==== Input material ====

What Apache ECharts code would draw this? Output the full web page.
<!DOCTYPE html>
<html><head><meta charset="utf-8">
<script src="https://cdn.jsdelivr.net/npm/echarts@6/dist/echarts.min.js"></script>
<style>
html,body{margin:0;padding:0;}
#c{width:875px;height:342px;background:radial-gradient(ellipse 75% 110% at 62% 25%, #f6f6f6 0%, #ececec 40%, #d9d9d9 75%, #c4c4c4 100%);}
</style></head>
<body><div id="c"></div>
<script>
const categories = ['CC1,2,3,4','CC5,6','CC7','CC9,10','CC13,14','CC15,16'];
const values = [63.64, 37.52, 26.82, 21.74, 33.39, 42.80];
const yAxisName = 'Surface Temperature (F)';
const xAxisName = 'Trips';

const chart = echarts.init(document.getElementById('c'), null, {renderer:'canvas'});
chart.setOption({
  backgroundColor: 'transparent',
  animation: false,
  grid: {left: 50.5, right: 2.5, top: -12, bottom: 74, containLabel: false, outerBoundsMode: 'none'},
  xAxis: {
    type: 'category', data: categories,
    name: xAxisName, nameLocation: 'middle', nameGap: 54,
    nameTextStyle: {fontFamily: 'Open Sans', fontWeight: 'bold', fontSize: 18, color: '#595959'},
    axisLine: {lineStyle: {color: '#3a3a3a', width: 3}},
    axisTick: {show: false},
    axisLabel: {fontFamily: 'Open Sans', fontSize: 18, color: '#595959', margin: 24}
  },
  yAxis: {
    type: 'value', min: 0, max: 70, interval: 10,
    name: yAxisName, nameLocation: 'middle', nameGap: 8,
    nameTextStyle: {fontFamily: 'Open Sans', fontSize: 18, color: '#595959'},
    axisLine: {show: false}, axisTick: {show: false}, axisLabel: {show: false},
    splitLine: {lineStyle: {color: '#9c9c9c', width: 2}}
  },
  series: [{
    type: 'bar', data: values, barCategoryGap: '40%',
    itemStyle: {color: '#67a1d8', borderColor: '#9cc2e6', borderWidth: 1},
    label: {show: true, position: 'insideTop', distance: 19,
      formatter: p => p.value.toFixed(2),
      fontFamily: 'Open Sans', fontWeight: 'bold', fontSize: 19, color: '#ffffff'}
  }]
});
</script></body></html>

====
==== Input material ====

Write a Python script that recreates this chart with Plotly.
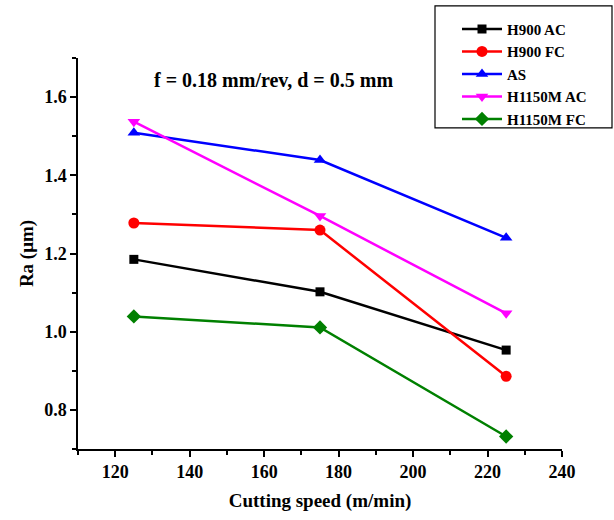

====
==== Input material ====

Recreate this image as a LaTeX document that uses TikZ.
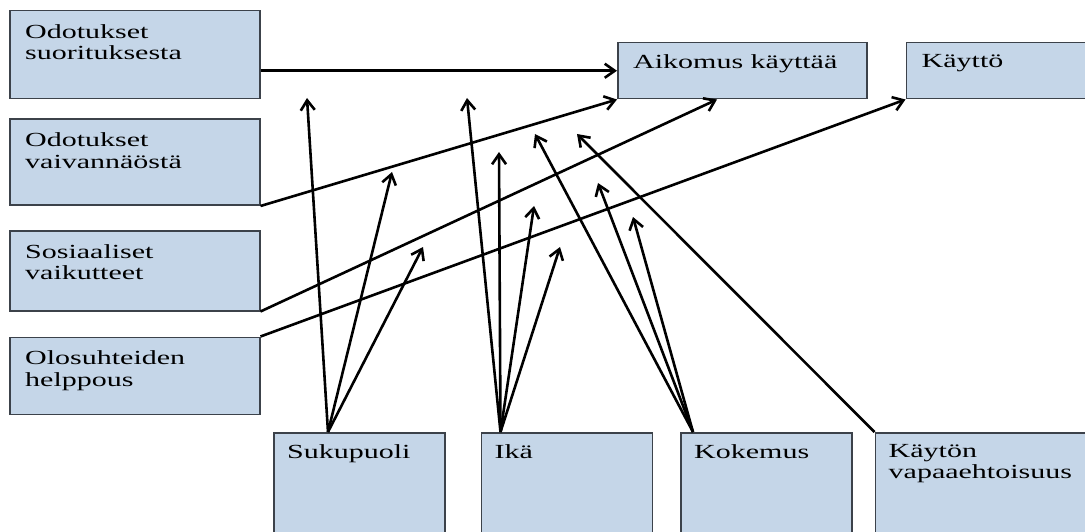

====

• Written request: Find all lines holding the string "document" and copy them.

• Task response:
const chart = echarts.init(document.getElementById('c'), null, {renderer:'canvas'});
Recreate this image as a LaTeX document that uses TikZ.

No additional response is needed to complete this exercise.